→ **GOAL OF THE EXERCISE**
Stop at the line containing "fit800 = [0.22, 0.35, 0.72, 0.98, 1.20, 1.38, 1.52, 1.70, 1.82]": write out every line from the beginning of the entries up to and including it, minus the pictures.

[START OF RECORDS FOR THIS EXERCISE]

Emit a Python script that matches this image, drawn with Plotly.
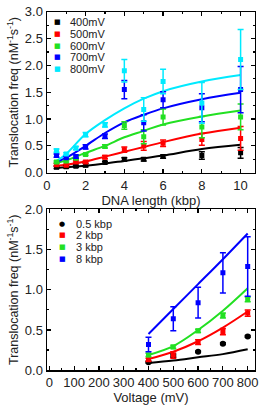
import plotly.graph_objects as go

W, H = 263, 410

# ---------------- Top panel data ----------------
length_kbp = [0.5, 1, 1.5, 2, 3, 4, 5, 6, 8, 10]
top_series = ["400mV", "500mV", "600mV", "700mV", "800mV"]
top_colors = ["#000000", "#ff0000", "#22e022", "#0000ff", "#00eaff"]

f400 = [0.10, 0.11, 0.12, 0.14, 0.19, 0.25, 0.25, 0.30, 0.32, 0.37]
e400 = [0.02, 0.02, 0.02, 0.03, 0.02, 0.03, 0.03, 0.03, 0.07, 0.10]
f500 = [0.15, 0.14, 0.20, 0.20, 0.29, 0.43, 0.50, 0.55, 0.62, 0.64]
e500 = [0.02, 0.02, 0.02, 0.02, 0.03, 0.05, 0.08, 0.06, 0.11, 0.22]
f600 = [0.20, 0.22, 0.27, 0.34, 0.49, 0.88, 0.67, 1.04, 0.85, 1.04]
e600 = [0.02, 0.02, 0.02, 0.02, 0.03, 0.07, 0.13, 0.15, 0.20, 0.24]
f700 = [0.32, 0.28, 0.30, 0.48, 0.68, 1.55, 0.93, 1.36, 1.21, 1.55]
e700 = [0.03, 0.02, 0.03, 0.04, 0.04, 0.17, 0.15, 0.15, 0.26, 0.43]
f800 = [0.41, 0.35, 0.46, 0.71, 0.89, 1.90, 1.18, 1.70, 1.30, 2.11]
e800 = [0.03, 0.02, 0.03, 0.04, 0.04, 0.21, 0.22, 0.23, 0.38, 0.56]

fit_len = [0.5, 1, 2, 3, 4, 5, 6, 8, 10]
fit400 = [0.09, 0.10, 0.13, 0.17, 0.22, 0.27, 0.32, 0.44, 0.52]
fit500 = [0.13, 0.15, 0.21, 0.30, 0.39, 0.48, 0.57, 0.73, 0.84]
fit600 = [0.18, 0.23, 0.37, 0.50, 0.66, 0.78, 0.90, 1.05, 1.16]
fit700 = [0.20, 0.28, 0.50, 0.74, 0.94, 1.08, 1.20, 1.37, 1.49]
fit800 = [0.22, 0.35, 0.72, 0.98, 1.20, 1.38, 1.52, 1.70, 1.82]

# ---------------- Bottom panel data ----------------
voltage_mV = [400, 500, 600, 700, 800]
bot_series = ["0.5 kbp", "2 kbp", "3 kbp", "8 kbp"]
bot_colors = ["#000000", "#ff0000", "#22e022", "#0000ff"]
bot_symbols = ["circle", "square", "square", "square"]

g05 = [0.10, 0.18, 0.23, 0.33, 0.42]
ge05 = [0.01, 0.02, 0.01, 0.01, 0.01]
g2 = [0.13, 0.19, 0.35, 0.48, 0.71]
ge2 = [0.02, 0.04, 0.03, 0.04, 0.04]
g3 = [0.19, 0.29, 0.49, 0.68, 0.88]
ge3 = [0.02, 0.02, 0.02, 0.03, 0.03]
g8 = [0.32, 0.64, 0.84, 1.21, 1.29]
ge8 = [0.09, 0.15, 0.19, 0.25, 0.37]

gfit05 = [0.09, 0.12, 0.16, 0.20, 0.26]
gfit2 = [0.14, 0.23, 0.36, 0.53, 0.73]
gfit3 = [0.19, 0.30, 0.50, 0.74, 1.02]
gfit8 = [0.45, 0.76, 1.07, 1.38, 1.70]

x_top_ticks = [0, 2, 4, 6, 8, 10]
y_top_ticks = [0.0, 0.5, 1.0, 1.5, 2.0, 2.5, 3.0]
x_bot_ticks = [0, 100, 200, 300, 400, 500, 600, 700, 800]
y_bot_ticks = [0.0, 0.5, 1.0, 1.5, 2.0]

FONT = "Liberation Sans, Arial, sans-serif"

fig = go.Figure()

top_vals = [f400, f500, f600, f700, f800]
top_errs = [e400, e500, e600, e700, e800]
top_fits = [fit400, fit500, fit600, fit700, fit800]
for name, c, v, e, ft in zip(top_series, top_colors, top_vals, top_errs, top_fits):
    fig.add_trace(go.Scatter(x=fit_len, y=ft, mode="lines", line=dict(color=c, width=2, shape="spline"),
                             showlegend=False, xaxis="x", yaxis="y", hoverinfo="skip"))
for name, c, v, e in zip(top_series, top_colors, top_vals, top_errs):
    fig.add_trace(go.Scatter(x=length_kbp, y=v, mode="markers", name=name,
                             marker=dict(symbol="square", size=5, color=c),
                             error_y=dict(type="data", array=e, color=c, thickness=1.5, width=3),
                             showlegend=False, xaxis="x", yaxis="y"))

bot_vals = [g05, g2, g3, g8]
bot_errs = [ge05, ge2, ge3, ge8]
bot_fits = [gfit05, gfit2, gfit3, gfit8]
for name, c, v, e, ft in zip(bot_series, bot_colors, bot_vals, bot_errs, bot_fits):
    fig.add_trace(go.Scatter(x=voltage_mV, y=ft, mode="lines", line=dict(color=c, width=2, shape="spline"),
                             showlegend=False, xaxis="x2", yaxis="y2", hoverinfo="skip"))
for name, c, sym, v, e in zip(bot_series, bot_colors, bot_symbols, bot_vals, bot_errs):
    fig.add_trace(go.Scatter(x=voltage_mV, y=v, mode="markers", name=name,
                             marker=dict(symbol=sym, size=6 if sym == "circle" else 5, color=c),
                             error_y=dict(type="data", array=e, color=c, thickness=1.5, width=3),
                             showlegend=False, xaxis="x2", yaxis="y2"))

xl, xr = 44 / W, 258 / W
top_dom = [1 - 172 / H, 1 - 5 / H]
bot_dom = [1 - 377 / H, 1 - 210 / H]

def axis_common():
    return dict(showline=True, linecolor="black", linewidth=1.3, mirror="ticks",
                ticks="inside", ticklen=4, tickwidth=1.2, tickcolor="black",
                showgrid=False, zeroline=False,
                tickfont=dict(family=FONT, size=13, color="#222"))

ytitle = "Translocation freq (nM<sup>-1</sup>s<sup>-1</sup>)"

fig.update_layout(
    width=W, height=H, margin=dict(l=0, r=0, t=0, b=0),
    paper_bgcolor="white", plot_bgcolor="white", showlegend=False,
    font=dict(family=FONT, size=12, color="#222"),
    xaxis=dict(domain=[xl, xr], anchor="y", range=[0, 10.75], tickvals=x_top_ticks,
               minor=dict(ticks="inside", ticklen=2, dtick=1, tickcolor="black"),
               title=dict(text="DNA length (kbp)", font=dict(family=FONT, size=13), standoff=1),
               **axis_common()),
    yaxis=dict(domain=top_dom, anchor="x", range=[0, 3.0], tickvals=y_top_ticks,
               tickformat=".1f",
               minor=dict(ticks="inside", ticklen=2, dtick=0.25, tickcolor="black"),
               title=dict(text=ytitle, font=dict(family=FONT, size=12.5), standoff=3),
               **axis_common()),
    xaxis2=dict(domain=[xl, xr], anchor="y2", range=[-10, 830], tickvals=x_bot_ticks,
                minor=dict(ticks="inside", ticklen=2, dtick=50, tickcolor="black"),
                title=dict(text="Voltage (mV)", font=dict(family=FONT, size=13), standoff=1),
                **axis_common()),
    yaxis2=dict(domain=bot_dom, anchor="x2", range=[0, 2.0], tickvals=y_bot_ticks,
                tickformat=".1f",
                minor=dict(ticks="inside", ticklen=2, dtick=0.25, tickcolor="black"),
                title=dict(text=ytitle, font=dict(family=FONT, size=12.5), standoff=3),
                **axis_common()),
)

# Compact legends drawn as text annotations
def add_legend(names, colors, glyphs, x_marker, x_text, y_first, dy):
    for i, (n, c, g) in enumerate(zip(names, colors, glyphs)):
        y = 1 - (y_first + i * dy) / H
        fig.add_annotation(x=x_marker / W, y=y, xref="paper", yref="paper", text=g, showarrow=False,
                           xanchor="center", yanchor="middle", font=dict(family="DejaVu Sans", size=7, color=c))
        fig.add_annotation(x=x_text / W, y=y, xref="paper", yref="paper", text=n, showarrow=False,
                           xanchor="left", yanchor="middle", font=dict(family=FONT, size=11, color="#222"))

add_legend(top_series, top_colors, ["■"] * 5, 55, 66, 15.7, 12.2)
add_legend(bot_series, bot_colors, ["●", "■", "■", "■"], 60, 72, 225, 12.1)

fig.write_html("out.html", config={"displayModeBar": False, "staticPlot": True},
               post_script="document.body.style.margin='0';document.body.style.padding='0';")
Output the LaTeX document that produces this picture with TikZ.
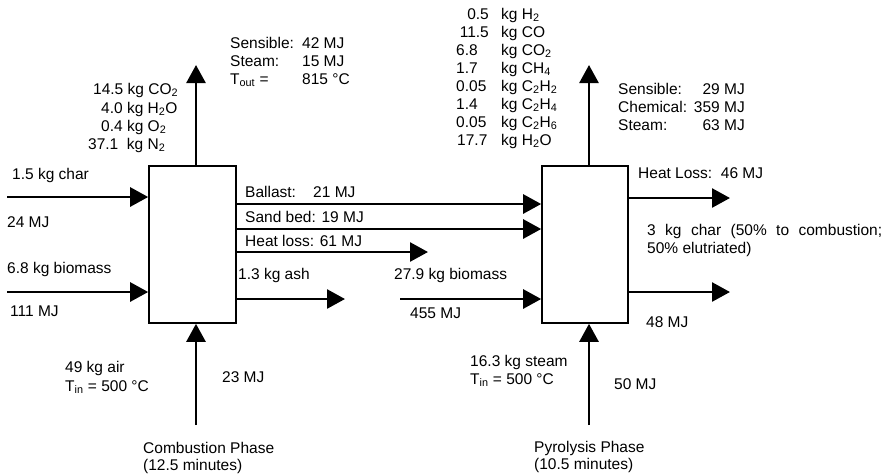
\documentclass[tikz,border=0pt]{standalone}
\usepackage{fontspec}
\setmainfont{Liberation Sans}
\usetikzlibrary{arrows.meta}
\newcommand{\sbs}[1]{\textsubscript{#1}}
\begin{document}
\begin{tikzpicture}[x=1pt,y=-1pt,
  box/.style={draw, line width=1.6pt, inner sep=0pt},
  flow/.style={line width=2.6pt, -{Triangle[length=18pt,width=19pt]}},
  lbl/.style={anchor=base west, inner sep=0pt, font=\fontsize{15.5}{18}\selectfont},
  lble/.style={anchor=base east, inner sep=0pt, font=\fontsize{15.5}{18}\selectfont}]
\useasboundingbox (0,0) rectangle (886,475);
% boxes
\node[box, minimum width=87pt, minimum height=157pt] (cb) at (192.5,244.5) {};
\node[box, minimum width=86pt, minimum height=157pt] (pb) at (585,244.5) {};
% coordinates
\coordinate (cbtop) at (196,65);
\coordinate (cbbot) at (196,425);
\coordinate (pbtop) at (589,65);
\coordinate (pbbot) at (589,425);
\coordinate (charin) at (7,197);
\coordinate (bioin) at (7,292);
\coordinate (bally) at (0,204);
\coordinate (sandy) at (0,229);
\coordinate (hlend) at (428,252);
\coordinate (ashend) at (345,299);
\coordinate (bio2) at (400,299);
\coordinate (phl) at (730,198);
\coordinate (pchar) at (730,292);
% arrows
\draw[flow] (cb.north -| cbtop) -- (cbtop);
\draw[flow] (cbbot) -- (cb.south -| cbbot);
\draw[flow] (pb.north -| pbtop) -- (pbtop);
\draw[flow] (pbbot) -- (pb.south -| pbbot);
\draw[flow] (charin) -- (charin -| cb.west);
\draw[flow] (bioin) -- (bioin -| cb.west);
\draw[flow] (cb.east |- bally) -- (pb.west |- bally);
\draw[flow] (cb.east |- sandy) -- (pb.west |- sandy);
\draw[flow] (cb.east |- hlend) -- (hlend);
\draw[flow] (cb.east |- ashend) -- (ashend);
\draw[flow] (bio2) -- (bio2 -| pb.west);
\draw[flow] (pb.east |- phl) -- (phl);
\draw[flow] (pb.east |- pchar) -- (pchar);
% combustion top labels
\node[lbl] (s1) at (230,48) {Sensible:};
\node[lbl] (s1v) at (302,48) {42 MJ};
\node[lbl] (s2) at (230,66) {Steam:};
\node[lbl] (s2v) at (302,66) {15 MJ};
\node[lbl] (s3) at (230,84) {T\sbs{out} =};
\node[lbl] (s3v) at (302,84) {815 °C};
\node[lbl] (g1) at (93,94) {14.5 kg CO\sbs{2}};
\node[lbl] (g2) at (101,113) {4.0 kg H\sbs{2}O};
\node[lbl] (g3) at (101,131) {0.4 kg O\sbs{2}};
\node[lbl] (g4) at (88,149) {37.1\ \ kg N\sbs{2}};
% left inputs
\node[lbl] (c1) at (12,179) {1.5 kg char};
\node[lbl] (c2) at (7,227) {24 MJ};
\node[lbl] (b1) at (7,273) {6.8 kg biomass};
\node[lbl] (b2) at (10,316) {111 MJ};
% middle
\node[lbl] (m1) at (245,197) {Ballast:\ \ \ \ 21 MJ};
\node[lbl] (m2) at (245,222) {Sand bed: 19 MJ};
\node[lbl] (m3) at (245,246) {Heat loss: 61 MJ};
\node[lbl] (m4) at (238,279) {1.3 kg ash};
\node[lbl] (m5) at (394,279) {27.9 kg biomass};
\node[lbl] (m6) at (410,318) {455 MJ};
% bottom left
\node[lbl] (a1) at (65,372) {49 kg air};
\node[lbl] (a2) at (65,391) {T\sbs{in} = 500 °C};
\node[lbl] (a3) at (222,382) {23 MJ};
\node[lbl] (cp1) at (143,453) {Combustion Phase};
\node[lbl] (cp2) at (143,470) {(12.5 minutes)};
% pyrolysis top gases
\node[lble] (n1) at (489,19) {0.5};
\node[lble] (n2) at (489,37) {11.5};
\node[lbl] (n3) at (456,55) {6.8};
\node[lbl] (n4) at (456,73) {1.7};
\node[lbl] (n5) at (456,91) {0.05};
\node[lbl] (n6) at (456,109) {1.4};
\node[lbl] (n7) at (456,127) {0.05};
\node[lbl] (n8) at (457,145) {17.7};
\node[lbl] (k1) at (501,19) {kg H\sbs{2}};
\node[lbl] (k2) at (501,37) {kg CO};
\node[lbl] (k3) at (501,55) {kg CO\sbs{2}};
\node[lbl] (k4) at (501,73) {kg CH\sbs{4}};
\node[lbl] (k5) at (501,91) {kg C\sbs{2}H\sbs{2}};
\node[lbl] (k6) at (501,109) {kg C\sbs{2}H\sbs{4}};
\node[lbl] (k7) at (501,127) {kg C\sbs{2}H\sbs{6}};
\node[lbl] (k8) at (501,145) {kg H\sbs{2}O};
% pyrolysis right labels
\node[lbl] (r1) at (618,94) {Sensible:};
\node[lble] (r1v) at (745,94) {29 MJ};
\node[lbl] (r2) at (618,112) {Chemical:};
\node[lble] (r2v) at (745,112) {359 MJ};
\node[lbl] (r3) at (618,130) {Steam:};
\node[lble] (r3v) at (745,130) {63 MJ};
\node[lbl] (h1) at (638,178) {Heat Loss:\ \ 46 MJ};
\node[lbl] (ch1) at (647,235) {\makebox[235pt][s]{3 kg char (50\% to combustion;}};
\node[lbl] (ch2) at (647,253) {50\% elutriated)};
\node[lbl] (ch3) at (646,327) {48 MJ};
% bottom right
\node[lbl] (st1) at (470,366) {16.3 kg steam};
\node[lbl] (st2) at (470,384) {T\sbs{in} = 500 °C};
\node[lbl] (st3) at (614,389) {50 MJ};
\node[lbl] (pp1) at (534,452) {Pyrolysis Phase};
\node[lbl] (pp2) at (534,469) {(10.5 minutes)};
\end{tikzpicture}
\end{document}
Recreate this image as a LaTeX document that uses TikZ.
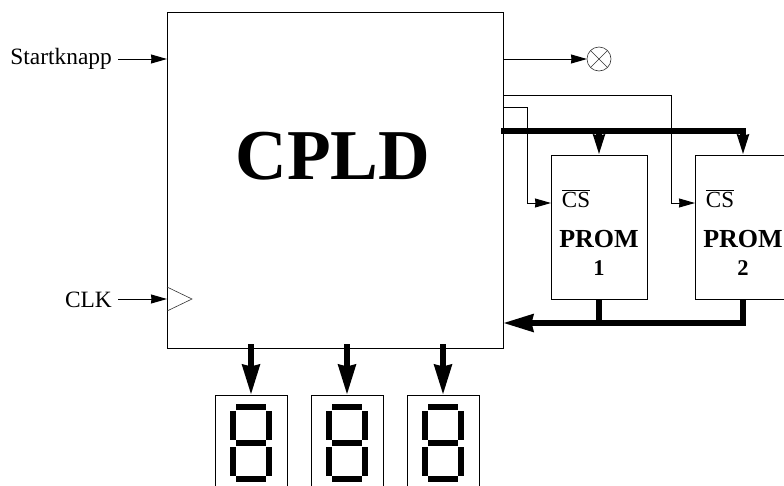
\documentclass[tikz,border=0pt]{standalone}
\usepackage{fontspec}
\setmainfont{Liberation Serif}
\usepackage{tikz}
\usetikzlibrary{arrows.meta,positioning,calc}
\tikzset{
  box/.style    = {draw=black, line width=1pt, outer sep=0pt, inner sep=0pt},
  chip/.style   = {box, minimum width=336pt, minimum height=336pt},
  prom/.style   = {box, minimum width=96pt, minimum height=144pt},
  display/.style = {box, minimum width=72pt, minimum height=120pt},
  lbl/.style    = {font=\fontsize{23.4}{23.4}\selectfont, inner ysep=0pt, inner xsep=6pt, text depth=0pt},
  promlbl/.style = {font=\fontsize{26}{28}\selectfont\bfseries, align=center, inner sep=0pt},
  cslbl/.style  = {font=\fontsize{23}{23}\selectfont, inner sep=0pt},
  flow/.style   = {-{Stealth[length=16pt,width=9pt,inset=0.5pt]}, line width=1pt},
  bus/.style    = {line width=6pt},
  busflow/.style = {bus, -{Stealth[length=30pt,width=17pt,inset=1.5pt]}},
  busin/.style  = {bus, -{Stealth[length=20pt,width=11pt,inset=1pt]}},
  seg/.style    = {line width=6pt},
  hair/.style   = {draw=black!80, line width=0.6pt},
}
\begin{document}
\begin{tikzpicture}[x=1pt,y=-1pt]
  \path[use as bounding box, clip] (0,0) rectangle (784,485);
  % main chip
  \node[chip] (cpld) at (335,180) {};
  \node[font=\fontsize{71.5}{71.5}\selectfont\bfseries, inner sep=0pt] (cpldtxt)
    at ([xshift=-2pt,yshift=24pt]cpld.center) {CPLD};
  % inputs
  \node[lbl, anchor=east, text height=10pt] (start) at (118,59) {Startknapp};
  \node[lbl, anchor=east, text height=16pt] (clk) at (118,299) {CLK};
  \draw[flow] (start) -- (cpld.west |- start);
  \draw[flow] (clk) -- (cpld.west |- clk);
  \coordinate (clkup) at ($(cpld.west |- clk)+(0,-12)$);
  \coordinate (clkdn) at ($(cpld.west |- clk)+(0,12)$);
  \coordinate (clktip) at ($(cpld.west |- clk)+(25,0)$);
  \draw[hair] (clkup) -- (clktip) -- (clkdn);
  % lamp
  \node[circle, hair, draw, minimum size=24pt, inner sep=0pt, outer sep=0pt] (lamp) at (599,59) {};
  \draw[hair] (lamp.45) -- (lamp.225);
  \draw[hair] (lamp.135) -- (lamp.315);
  \draw[flow] (cpld.east |- lamp) -- (lamp);
  % proms
  \node[prom, below right=143pt and 48pt of cpld.north east] (prom1) {};
  \node[prom, right=48pt of prom1] (prom2) {};
  \node[cslbl, anchor=base] (cs1) at ($(prom1.north west)+(25,52)$) {$\overline{\mbox{CS}}$};
  \node[cslbl, anchor=base] (cs2) at ($(prom2.north west)+(25,52)$) {$\overline{\mbox{CS}}$};
  \node[promlbl] (txt1) at ([yshift=-26pt]prom1.center) {PROM\\{\fontsize{22.5}{22.5}\selectfont 1}};
  \node[promlbl] (txt2) at ([yshift=-26pt]prom2.center) {PROM\\{\fontsize{22.5}{22.5}\selectfont 2}};
  % chip selects
  \coordinate (sel1) at ([yshift=-95pt]cpld.north east);
  \coordinate (sel2) at ([yshift=-83pt]cpld.north east);
  \coordinate (csin1) at ([yshift=24pt]prom1.west);
  \coordinate (csin2) at ([yshift=24pt]prom2.west);
  \draw[flow] (sel1) -- ++(24,0) |- (csin1);
  \draw[flow] (sel2) -- ++(168,0) |- (csin2);
  % address bus
  \coordinate (busout) at ([xshift=-2pt,yshift=-119pt]cpld.north east);
  \coordinate (busend) at ([xshift=3pt,yshift=24pt]prom2.north);
  \draw[bus] (busout) -- (busend);
  \draw[busin] (prom1.north |- busout) -- (prom1.north);
  \draw[busin] (prom2.north |- busout) -- (prom2.north);
  % data bus
  \coordinate (datain) at ([xshift=1pt,yshift=-24pt]prom2.south);
  \draw[bus] (prom1.south) -- (prom1.south |- datain);
  \draw[busflow] (prom2.south) |- (cpld.east |- datain);
  % displays
  \node[display, below right=47pt and 48pt of cpld.south west] (dig1) {};
  \node[display, right=24pt of dig1] (dig2) {};
  \node[display, right=24pt of dig2] (dig3) {};
  \foreach \d in {dig1,dig2,dig3} {
    \draw[busflow] ([yshift=51pt]\d.north) -- (\d.north);
    \begin{scope}[shift={(\d.north)}]
      \draw[seg] (-15,12) -- (15,12);
      \draw[seg] (-15,48) -- (15,48);
      \draw[seg] (-15,84) -- (15,84);
      \draw[seg] (-18,16) -- (-18,45);
      \draw[seg] (18,16) -- (18,45);
      \draw[seg] (-18,52) -- (-18,81);
      \draw[seg] (18,52) -- (18,81);
    \end{scope}
  }
\end{tikzpicture}
\end{document}
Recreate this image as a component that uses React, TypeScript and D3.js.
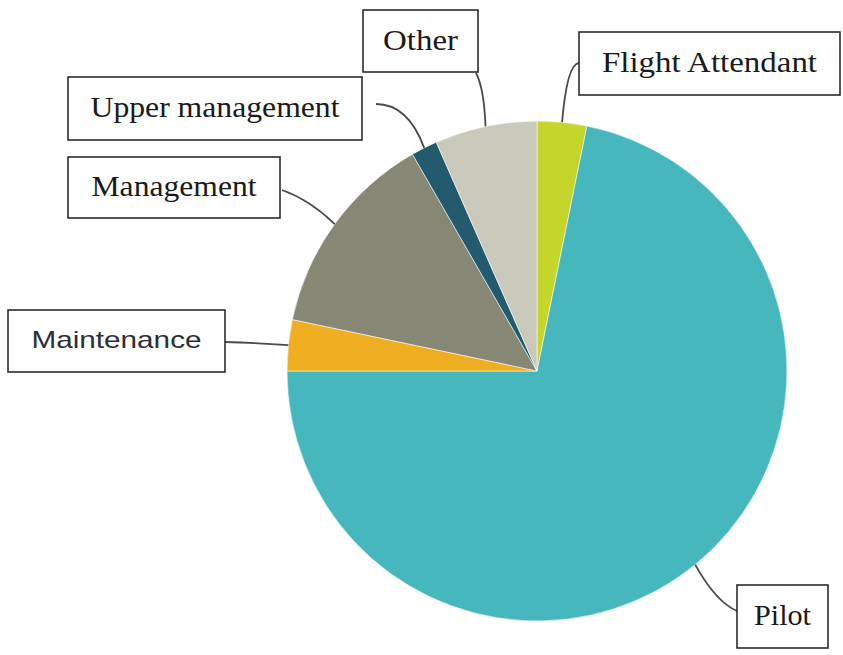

[END OF RECORDS FOR THIS EXERCISE]

→ **EXPECTED ANSWER**
Emit a Python script that matches this image, drawn with Plotly.
import plotly.graph_objects as go

W, H = 263, 410

# ---------------- Top panel data ----------------
length_kbp = [0.5, 1, 1.5, 2, 3, 4, 5, 6, 8, 10]
top_series = ["400mV", "500mV", "600mV", "700mV", "800mV"]
top_colors = ["#000000", "#ff0000", "#22e022", "#0000ff", "#00eaff"]

f400 = [0.10, 0.11, 0.12, 0.14, 0.19, 0.25, 0.25, 0.30, 0.32, 0.37]
e400 = [0.02, 0.02, 0.02, 0.03, 0.02, 0.03, 0.03, 0.03, 0.07, 0.10]
f500 = [0.15, 0.14, 0.20, 0.20, 0.29, 0.43, 0.50, 0.55, 0.62, 0.64]
e500 = [0.02, 0.02, 0.02, 0.02, 0.03, 0.05, 0.08, 0.06, 0.11, 0.22]
f600 = [0.20, 0.22, 0.27, 0.34, 0.49, 0.88, 0.67, 1.04, 0.85, 1.04]
e600 = [0.02, 0.02, 0.02, 0.02, 0.03, 0.07, 0.13, 0.15, 0.20, 0.24]
f700 = [0.32, 0.28, 0.30, 0.48, 0.68, 1.55, 0.93, 1.36, 1.21, 1.55]
e700 = [0.03, 0.02, 0.03, 0.04, 0.04, 0.17, 0.15, 0.15, 0.26, 0.43]
f800 = [0.41, 0.35, 0.46, 0.71, 0.89, 1.90, 1.18, 1.70, 1.30, 2.11]
e800 = [0.03, 0.02, 0.03, 0.04, 0.04, 0.21, 0.22, 0.23, 0.38, 0.56]

fit_len = [0.5, 1, 2, 3, 4, 5, 6, 8, 10]
fit400 = [0.09, 0.10, 0.13, 0.17, 0.22, 0.27, 0.32, 0.44, 0.52]
fit500 = [0.13, 0.15, 0.21, 0.30, 0.39, 0.48, 0.57, 0.73, 0.84]
fit600 = [0.18, 0.23, 0.37, 0.50, 0.66, 0.78, 0.90, 1.05, 1.16]
fit700 = [0.20, 0.28, 0.50, 0.74, 0.94, 1.08, 1.20, 1.37, 1.49]
fit800 = [0.22, 0.35, 0.72, 0.98, 1.20, 1.38, 1.52, 1.70, 1.82]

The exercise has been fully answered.